Vor allem Schafik, als Aushängeschild des Militärapparats, polarisiert und macht Angst vor einer Rückkehr des alten Regimes. In der Nacht zum Dienstag attackierten Demonstranten seine Wahlkampfzentrale in einer noblen Villa im Kairoer Dokki-Quartier und zündeten eine Garage an, in der Werbematerial gelagert wurde. Die Polizei hat mehrere Personen verhaftet. „Schafik Nein“ und „Feloul“, das Schimpfwort für die Ehemaligen, steht auch am nächsten Tag noch an der Gartenmauer. Dutzende Sicherheitskräfte bewachen die Umgebung. Was wollen diese Randalierer? „Wir wollen nur Stabilität“, sagt ein Schafik-Anhänger aus der Nachbarschaft, während die Männer von der Stadtreinigung die Spuren der nächtlichen Gewalt beseitigen.

Demonstrationen gab es nicht nur auf dem Tahrir-Platz in Kairo und in Alexandria, sondern auch in kleineren Städten wie Suez, Mahalla, Kafr el Sheikh oder Assiut in Oberägypten. Die Teilnehmer verlangten insbesondere den Ausschluss Schafiks von der Stichwahl. Mehrere der unterlegenen Kandidaten riefen dazu auf, jede Gewalt zu vermeiden und abzuwarten, bis das Verfassungsgericht sein Urteil gefällt hat. Denn die Richter müssen darüber befinden, ob das neue Gesetz über die politische Isolation, das hochrangige Ehemalige von politischen Ämtern ausschließt, für die Präsidentschaftswahl bereits Gültigkeit hat.
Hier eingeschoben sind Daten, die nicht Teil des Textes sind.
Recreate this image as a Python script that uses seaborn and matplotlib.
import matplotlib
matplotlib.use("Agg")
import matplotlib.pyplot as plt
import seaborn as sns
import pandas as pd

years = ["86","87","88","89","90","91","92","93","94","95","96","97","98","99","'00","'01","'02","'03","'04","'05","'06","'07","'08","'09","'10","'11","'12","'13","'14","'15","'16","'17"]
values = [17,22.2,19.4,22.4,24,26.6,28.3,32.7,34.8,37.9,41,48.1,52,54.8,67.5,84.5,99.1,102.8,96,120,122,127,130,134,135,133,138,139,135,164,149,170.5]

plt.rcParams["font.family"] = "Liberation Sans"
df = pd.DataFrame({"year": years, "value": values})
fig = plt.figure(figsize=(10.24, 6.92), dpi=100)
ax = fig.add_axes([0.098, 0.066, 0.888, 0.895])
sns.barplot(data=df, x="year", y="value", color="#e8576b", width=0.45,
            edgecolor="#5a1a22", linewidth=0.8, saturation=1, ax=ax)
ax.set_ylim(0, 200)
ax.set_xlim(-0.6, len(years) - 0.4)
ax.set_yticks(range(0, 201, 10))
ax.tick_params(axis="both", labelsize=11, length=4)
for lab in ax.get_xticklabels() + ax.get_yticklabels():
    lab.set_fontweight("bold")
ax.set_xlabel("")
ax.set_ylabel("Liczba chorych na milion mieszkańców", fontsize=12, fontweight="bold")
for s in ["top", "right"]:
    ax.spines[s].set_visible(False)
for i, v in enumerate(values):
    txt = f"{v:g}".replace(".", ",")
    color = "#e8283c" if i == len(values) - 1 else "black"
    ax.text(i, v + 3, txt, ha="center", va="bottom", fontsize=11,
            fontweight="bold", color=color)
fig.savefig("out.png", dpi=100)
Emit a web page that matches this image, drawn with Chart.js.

Sagen sie Ja, ist Schafik als Regierungschef unter Mubarak von der Wahl ausgeschlossen. Einen Termin für den Urteilsspruch gibt es noch nicht.

Auf die Straße gingen vor allem Sympathisanten des Drittplatzierten, des Nasseristen Hamdin Sabahi und solche, die aktiv an der Revolution beteiligt waren. Sie fühlen sich ausgeschlossen; wollen weder Schafik noch die „Brüder“, wie eine Losung der Demonstrierenden lautet.

In der politischen Arena wird hektisch nach einem Ausweg aus diesem „schockierenden Dilemma“ gesucht, wie sich ein Kolumnist ausdrückte. Mohammed al Baradei hat zudem klargestellt, dass der Kampf jetzt der Verfassung gelten müsse und nicht dem Präsidenten. Mehrere der unterlegenen Kandidaten wollen sich in den nächsten Tagen über das weitere Vorgehen absprechen. Von verschiedenen Seiten wurde die Idee an die Muslimbrüder herangetragen, sie sollten ihren Kandidaten zurückziehen, um für Sabahi Platz zu machen. Damit würde das Image der Muslimbrüder aufpoliert, lautete die Begründung. Ein Führungsmitglied hat diesen Vorschlag bereits als nicht verfassungskonform abgelehnt.

Der liberale Abgeordnete Mustafa al Nagger rechnete den „Revolutionären“ vor, dass sie der größte Block sind, der den Ausgang der Stichwahlen bestimmen kann. Er formulierte deshalb Bedingungen an die Muslimbrüder. Dazu zählt die Nominierung von zwei linken oder liberalen Vize-Präsidenten mit echten Befugnissen und einem Regierungschef von außerhalb der Bruderschaft sowie die Bildung einer verfassunggebenden Versammlung, die nicht von Islamisten dominiert ist. Mursi hat sich am Dienstag an einer Pressekonferenz in Kairo offen für solche Zugeständnisse gezeigt.